この資料には、最終回の敵が「怪獣名=ゾフィ、英文=SOURFY、通称=宇宙人」とされていて、「ゼットンを自由にあやつる」「弱点=スーパーガン」といった特性も明記されていました。

そのため、『ウルトラマン』が終了しても、なお熱かった「怪獣ブーム」に乗って出版された児童向けの書籍や雑誌のいくつかにおいて、この資料が原因と思われる、情報の混同が起きることになるのです。

そのひとつが、講談社の少年雑誌『ぼくら』の記事です。

1967年8月号の怪獣特集と同年11月号の別冊付録『新・怪獣百科事典』において、「宇宙人ゾーフィ」が紹介され、「宇宙恐龍ゼットンをあやつって大あばれをする」とされているのです。

この「ゾーフィ」は、「SOURFY」の記述からの誤解かもしれません。

じつは、『ウルトラマン』最終回の放送前に発売された『週刊朝日』1967年4月7日号の怪獣特集のなかでも、文字のみなのですが「ゼットンを操る宇宙人、ゾフィ」という記述があります。

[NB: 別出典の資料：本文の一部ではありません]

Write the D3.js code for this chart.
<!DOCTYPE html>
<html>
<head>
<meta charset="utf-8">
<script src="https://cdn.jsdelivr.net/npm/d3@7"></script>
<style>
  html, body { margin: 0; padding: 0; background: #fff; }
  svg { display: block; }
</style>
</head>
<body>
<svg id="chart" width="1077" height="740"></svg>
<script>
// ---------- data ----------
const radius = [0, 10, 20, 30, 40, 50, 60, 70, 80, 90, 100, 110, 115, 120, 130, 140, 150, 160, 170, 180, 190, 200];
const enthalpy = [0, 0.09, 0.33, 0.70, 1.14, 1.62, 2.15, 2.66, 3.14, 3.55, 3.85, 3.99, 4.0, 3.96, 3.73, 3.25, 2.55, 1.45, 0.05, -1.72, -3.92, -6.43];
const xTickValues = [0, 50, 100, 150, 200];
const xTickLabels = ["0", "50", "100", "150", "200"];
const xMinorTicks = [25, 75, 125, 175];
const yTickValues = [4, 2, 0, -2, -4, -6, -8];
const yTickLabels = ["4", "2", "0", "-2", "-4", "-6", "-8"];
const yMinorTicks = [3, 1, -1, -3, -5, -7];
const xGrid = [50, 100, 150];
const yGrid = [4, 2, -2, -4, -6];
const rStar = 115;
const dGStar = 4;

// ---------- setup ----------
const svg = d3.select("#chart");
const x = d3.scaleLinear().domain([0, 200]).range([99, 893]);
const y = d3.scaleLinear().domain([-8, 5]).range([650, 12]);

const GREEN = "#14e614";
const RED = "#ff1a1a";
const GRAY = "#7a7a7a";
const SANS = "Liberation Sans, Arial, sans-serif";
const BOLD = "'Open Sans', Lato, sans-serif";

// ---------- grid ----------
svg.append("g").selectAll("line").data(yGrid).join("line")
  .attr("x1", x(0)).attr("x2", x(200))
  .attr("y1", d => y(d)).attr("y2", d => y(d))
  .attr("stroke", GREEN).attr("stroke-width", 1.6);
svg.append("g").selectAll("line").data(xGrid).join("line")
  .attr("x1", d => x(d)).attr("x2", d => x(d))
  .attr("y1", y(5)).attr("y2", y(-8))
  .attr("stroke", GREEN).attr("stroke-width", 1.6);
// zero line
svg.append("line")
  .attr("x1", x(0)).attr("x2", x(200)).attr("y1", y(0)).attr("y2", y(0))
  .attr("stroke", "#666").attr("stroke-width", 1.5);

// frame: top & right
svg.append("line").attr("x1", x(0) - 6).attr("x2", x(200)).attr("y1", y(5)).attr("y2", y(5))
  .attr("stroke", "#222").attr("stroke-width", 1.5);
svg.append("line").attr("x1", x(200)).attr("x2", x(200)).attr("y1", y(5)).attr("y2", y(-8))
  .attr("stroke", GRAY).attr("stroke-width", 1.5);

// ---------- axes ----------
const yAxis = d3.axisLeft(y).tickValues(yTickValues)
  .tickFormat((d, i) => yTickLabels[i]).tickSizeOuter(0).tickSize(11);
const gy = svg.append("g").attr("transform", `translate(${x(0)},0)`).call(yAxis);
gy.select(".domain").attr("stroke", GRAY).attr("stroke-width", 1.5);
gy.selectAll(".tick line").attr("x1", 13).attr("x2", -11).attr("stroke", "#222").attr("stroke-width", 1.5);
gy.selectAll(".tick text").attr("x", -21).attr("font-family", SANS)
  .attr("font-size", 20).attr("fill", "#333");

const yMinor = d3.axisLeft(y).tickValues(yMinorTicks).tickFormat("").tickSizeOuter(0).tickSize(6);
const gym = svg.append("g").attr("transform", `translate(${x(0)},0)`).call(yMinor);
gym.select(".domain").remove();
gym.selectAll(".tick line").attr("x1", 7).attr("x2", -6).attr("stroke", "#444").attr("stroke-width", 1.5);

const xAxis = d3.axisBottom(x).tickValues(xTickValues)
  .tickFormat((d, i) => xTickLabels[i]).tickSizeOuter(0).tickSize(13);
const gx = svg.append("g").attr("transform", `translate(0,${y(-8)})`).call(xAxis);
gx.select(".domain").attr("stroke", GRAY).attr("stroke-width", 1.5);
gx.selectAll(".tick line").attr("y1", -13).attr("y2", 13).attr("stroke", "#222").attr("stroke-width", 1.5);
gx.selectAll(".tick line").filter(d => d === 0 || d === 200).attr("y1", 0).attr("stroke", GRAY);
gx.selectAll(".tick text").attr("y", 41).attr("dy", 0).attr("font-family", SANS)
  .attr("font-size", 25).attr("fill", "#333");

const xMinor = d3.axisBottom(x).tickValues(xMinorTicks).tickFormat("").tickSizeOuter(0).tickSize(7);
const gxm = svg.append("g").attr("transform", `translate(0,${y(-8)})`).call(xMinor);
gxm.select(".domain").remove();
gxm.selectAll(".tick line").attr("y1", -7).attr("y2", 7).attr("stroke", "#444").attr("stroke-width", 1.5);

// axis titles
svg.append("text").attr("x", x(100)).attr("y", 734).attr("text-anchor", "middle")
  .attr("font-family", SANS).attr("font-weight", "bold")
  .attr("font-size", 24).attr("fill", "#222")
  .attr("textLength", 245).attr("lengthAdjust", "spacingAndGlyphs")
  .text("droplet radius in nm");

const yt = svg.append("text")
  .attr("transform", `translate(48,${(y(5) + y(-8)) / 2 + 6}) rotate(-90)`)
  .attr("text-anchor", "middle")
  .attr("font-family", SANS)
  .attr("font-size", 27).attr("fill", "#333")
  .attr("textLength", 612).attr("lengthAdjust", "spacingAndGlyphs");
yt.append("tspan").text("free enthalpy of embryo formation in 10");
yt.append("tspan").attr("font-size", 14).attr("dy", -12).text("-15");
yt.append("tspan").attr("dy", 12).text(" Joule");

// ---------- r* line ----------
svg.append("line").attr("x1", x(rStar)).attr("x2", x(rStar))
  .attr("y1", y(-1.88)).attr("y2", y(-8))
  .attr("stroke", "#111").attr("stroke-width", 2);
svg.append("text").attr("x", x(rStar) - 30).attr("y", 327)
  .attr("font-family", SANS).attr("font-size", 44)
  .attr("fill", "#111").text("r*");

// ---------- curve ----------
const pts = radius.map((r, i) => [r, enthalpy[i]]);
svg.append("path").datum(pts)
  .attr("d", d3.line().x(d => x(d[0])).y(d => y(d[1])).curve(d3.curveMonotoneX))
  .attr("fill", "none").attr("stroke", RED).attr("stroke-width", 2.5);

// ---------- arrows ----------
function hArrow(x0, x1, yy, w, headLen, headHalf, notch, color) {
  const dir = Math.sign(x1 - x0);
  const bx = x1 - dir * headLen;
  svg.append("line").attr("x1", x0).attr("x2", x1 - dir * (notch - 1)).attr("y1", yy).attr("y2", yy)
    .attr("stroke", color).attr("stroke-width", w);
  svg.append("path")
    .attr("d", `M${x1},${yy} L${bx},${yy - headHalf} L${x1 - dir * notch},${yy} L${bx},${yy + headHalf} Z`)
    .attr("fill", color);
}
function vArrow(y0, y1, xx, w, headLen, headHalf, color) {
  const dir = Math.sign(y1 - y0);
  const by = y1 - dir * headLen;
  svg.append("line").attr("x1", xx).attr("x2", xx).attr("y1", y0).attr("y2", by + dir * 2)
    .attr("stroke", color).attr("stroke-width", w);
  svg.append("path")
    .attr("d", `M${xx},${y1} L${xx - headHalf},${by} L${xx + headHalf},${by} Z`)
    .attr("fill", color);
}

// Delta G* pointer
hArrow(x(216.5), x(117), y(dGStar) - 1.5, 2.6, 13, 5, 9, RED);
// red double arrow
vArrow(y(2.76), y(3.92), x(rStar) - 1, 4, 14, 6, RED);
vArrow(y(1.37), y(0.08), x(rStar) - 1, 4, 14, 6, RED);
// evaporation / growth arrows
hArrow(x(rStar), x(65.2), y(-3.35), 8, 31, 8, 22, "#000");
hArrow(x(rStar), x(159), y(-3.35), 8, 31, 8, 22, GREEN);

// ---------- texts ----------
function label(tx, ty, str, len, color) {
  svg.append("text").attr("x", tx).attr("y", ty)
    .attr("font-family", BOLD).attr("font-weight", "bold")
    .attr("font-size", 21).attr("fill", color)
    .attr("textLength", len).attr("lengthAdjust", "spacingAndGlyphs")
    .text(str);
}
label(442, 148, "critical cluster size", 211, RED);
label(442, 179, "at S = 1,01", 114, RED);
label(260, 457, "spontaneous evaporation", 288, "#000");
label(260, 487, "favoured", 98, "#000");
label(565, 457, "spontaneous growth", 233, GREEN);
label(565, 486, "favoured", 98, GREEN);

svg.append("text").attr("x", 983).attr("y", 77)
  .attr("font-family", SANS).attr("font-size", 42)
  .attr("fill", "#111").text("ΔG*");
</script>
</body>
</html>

ただ、円谷プロの資料は4月付で作成されているので、スケジュール的にはこれのせいとは言い切れず、真相は藪の中。

ただ、『ウルトラQ』が巻き起こしたブームに対応する、怪獣やヒーローを巡るメディア展開の黎明期に、関係者の熱意ゆえのこのような「事件」が起きていたことにはある種の感銘を受けます。

このような行き違いですら、関わる人間たちの「勢い」と「熱意」ゆえだと感じることができるのです。

ちなみに、ゼットンを操る、ケムール人の頭部を流用した「謎の宇宙人」ですが、1968年の『ウルトラマン』の地方局に向けた番組販売のパンフレットにおいて、晴れて“ゼットン星人”と命名されることになります。

ゾフィーはこの後も、M87光線を必殺技に、『ウルトラマンA』以降、度々ウルトラ兄弟のピンチを救うために地球を訪れます。

火山怪鳥バードンとの戦いでは命を落とし、ウルトラマンタロウに招待されたウルトラ兄弟そろってのバーベキューパーティーでは、ただひとり混ぜてもらえない(この時点では、まだ人間態をもっていなかったため)など、不遇な目にあいながらも、ウルトラ兄弟の「長男」としてがんばり続けるゾフィーは、やっぱりみんなの理想の「お兄さん」ではないでしょうか。